In China, for instance, the transition to a market-based economy that began in the 1980s resulted in a weakening of the social safety net, reducing pension spending and social transfers to very low levels. Lower-income households now have a saving rate of 20–30 percent, compared with minus 20 percent in many peer countries (IMF 2017).

Similarly, in Korea, the public pension system covers only about a third of the elderly, and replacement rates are low by international comparison, resulting in a saving rate of nearly 30 percent. These countries have room for fiscal maneuver; they could redirect resources to reduce old-age poverty by expanding coverage of the social security systems, raising social pensions, and enhancing targeted social transfers. These actions would reduce households’ need for precautionary saving while ameliorating inequality and old-age poverty.

Boosting private saving by improving pension system architecture.

The presence of a Defined Contribution scheme can support higher private saving rates, attenuating the negative effect of ageing on national saving. Countries with an enabling environment might consider complementing the public pension scheme with a funded Defined Contribution scheme.

However, such reforms are not a panacea to deal with the ageing challenge; for example, too few people may be covered or contribute to the system, or contributions over the working life of an individual may fall short of providing adequate pension benefits at retirement—many private pension funds are underfunded. In addition, future returns on savings (interest and investment rates) in an ageing world could be lower, leading to lower-than-expected returns on the accumulated assets in such systems. In this case, governments might still have to make up for at least part of the gap.

Development of financial sector instruments to encourage voluntary saving.

The ability of households to diversify retirement-related risks will depend on the availability of age-specific financial products (for example, annuities and long-term care insurance). Countries with underdeveloped financial sectors would benefit from boosting financial inclusion (for example, efforts to reduce the costs of bank account for individuals) and creating sound and resilient banking sectors that offer the right mix of long-term saving instruments.

Financial literacy could foster a culture of saving and help people better plan for retirement. And government policies could focus on increasing voluntary private saving; for example, by providing tax-preferred saving vehicles related to pensions, such as the 401(K) plans in the United States. Tax-preferred general or education saving accounts could also be considered, but the participation of middle-income households would be essential for these schemes to generate additional saving rather than displacing existing saving elsewhere (OECD 2007). Nudges to encouraging workers to save can also help; for example, by automatically enrolling them in pension schemes, as in the United Kingdom.

Counteracting the effect of ageing on labour supply.

On current demographic trends, many countries will face a declining labour force, which will drive down saving. Policies should focus on reforms that close gender gaps in labour force participation (as was done in Italy and Spain) and encourage people to lengthen their productive work lives, given their increased longevity.

Policy actions could include ensuring equal remuneration for equal work and providing childcare services. Governments can make it easier for older people to remain in the workforce by reconsidering taxes and benefits that favour early retirement.

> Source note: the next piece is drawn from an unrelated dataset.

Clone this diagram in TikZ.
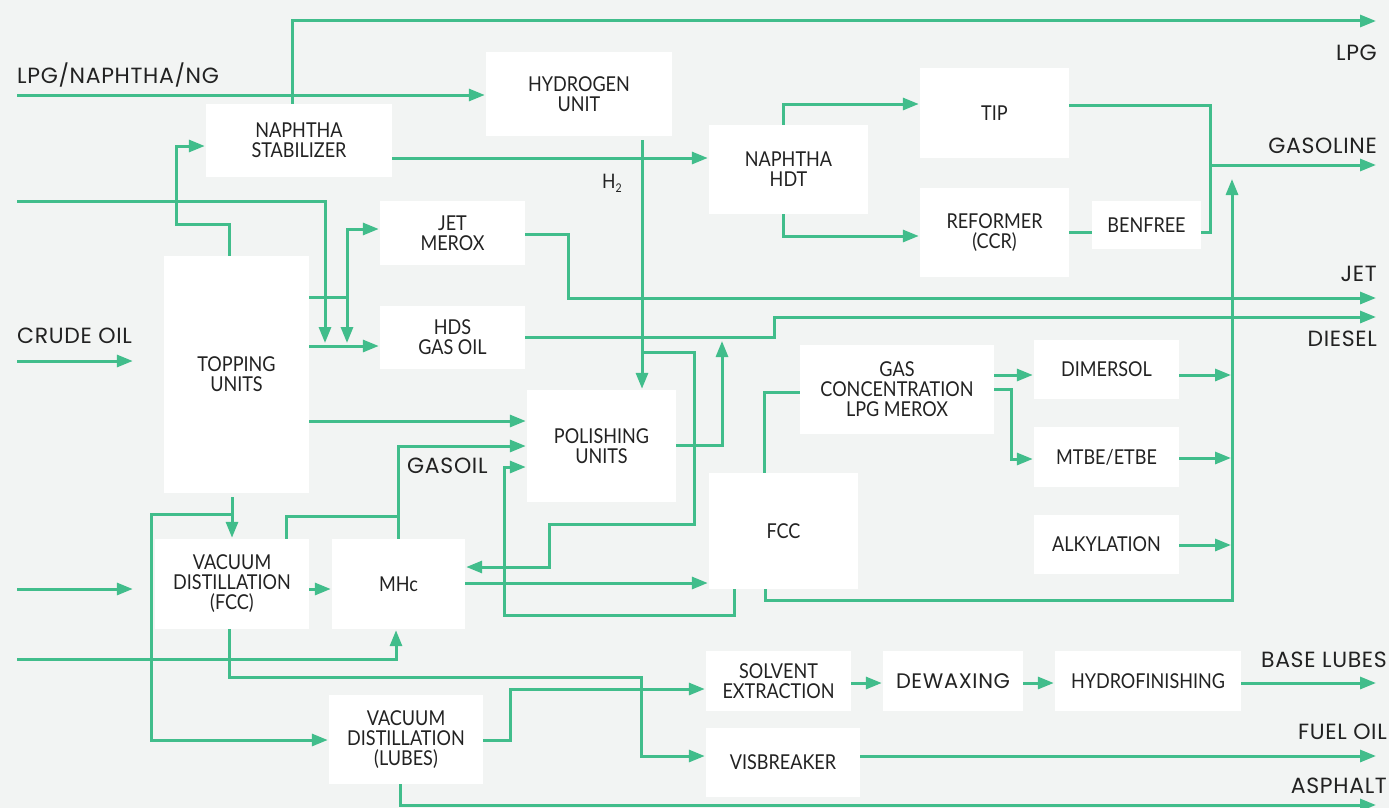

Migration could also play a role in boosting the labour force in many advanced economies, but this is a politically contentious issue. In many emerging market economies, it is important to decrease the large share of young people who are neither participating in the labour market nor studying. Furthermore, reducing the large share of the labour force that does not work in the formal sector—and thus does not pay taxes or contribute to social security—could boost saving.

Education and training policies could use some modifications to better align skills with rapid technological change, which will replace labour in some sectors but maybe labour-augmenting in others. Private (and to some extent public) saving will play a key role in helping individuals cope with these trends and changes.